Performance Comparison. In addition to coverage and bugs, a third working standard of interest is performance of our method. We compared our fuzzer with existing fuzzer Sulley [10] and SPIKE [12]. As Table 2 shows, the efficiency of our method is slightly lower than that of the existing methods. This is because that the generation of test cases by seq2seq model takes a lot of time. However, Sulley and SPIKE can only be used when the specification of the protocol is available, but our method is able to fuzz proprietary network protocols, whose specification and implementation code are both unavailable.

5 Related Work

Protocol Reverse Engineering. Over a decade ago, the process of reverse engineering a network protocol was a tedious, time-consuming and manual task. Nowadays, there are plenty of methods proposed for automating the process of protocol reverse engineering. The methods can be divided into two branches: On the one hand, methods that utilize the protocol implementation [16, 17], and on the other hand, those extract protocol specification from network recordings only. The Protocol Informatics Project [18] uses a bioinformatics method to implement byte sequence alignment of similar message formats. The Discoverer tool [19] present a recursive clustering approach of tokenized messages. Biprominer [20] and ProDecoder [21] presented by Wang et al. focused on binary protocols, they retrieve statistically relevant keywords and sequencing. Based on data mining techniques, AutoReEngine [22] reveal keywords and their position within messages. It is particularly difficult to extract protocol specification in case the protocol implementation code can not be available for network security staff, but network recordings only. These approaches provide first means for automatically identify message field boundaries and formats, but unfortunately, they are not able to relate variable fields over temporal states.

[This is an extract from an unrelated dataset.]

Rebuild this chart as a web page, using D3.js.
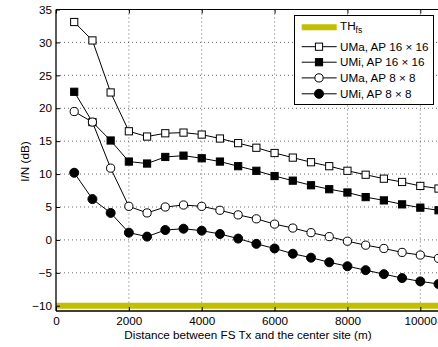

Protocol Fuzzing. Fuzzing is one of the most effective techniques to uncover security flaws in application by generating test case in an automated way. Two types of fuzzing can be discriminated here: (1) black-box fuzzing [1] which a tester can only seeing what input and output of an application, and white-box fuzzing [2] that allows the tester to inspect the implementation code (either binary or source code) and for instance, take advantage of static code analysis and symbolic execution. This classification is obviously applicable to protocol fuzzing as well. Most well-known black-box random fuzzers today support generation-based fuzzing, e.g. Peach [11] and SPIKE [12], can be used to fuzz protocol implementation when the specification of the protocol is available, but can do no more when the protocol is unknown. Only few approaches can fuzz protocol in situation where specification and implementation code are both unavailable. AutoFuzz [13] and PULSAR [14], which both infer the protocol state machine and message formats from network traffic alone.

6 Conclusion

It is a challenging problem of computer security to find vulnerabilities in the implementations of proprietary protocols. To the best of our knowledge, this is the first attempt to do black-box protocol fuzzing using neural network learning algorithm, which is able to find vulnerabilities in protocol implementations, whether or not the code nor specification are available. We presented and evaluated algorithms with different sampling strategies to automatically learn a generative model of protocol messages.

Although we have applied our method on very common network protocols, the method is also able to find vulnerabilities in unusual implementations, such as in embedded devices and industrial control systems. Moreover, we are considering adding some form of reinforcement learning in our future work to guide the fuzzing process with coverage feedback from the application.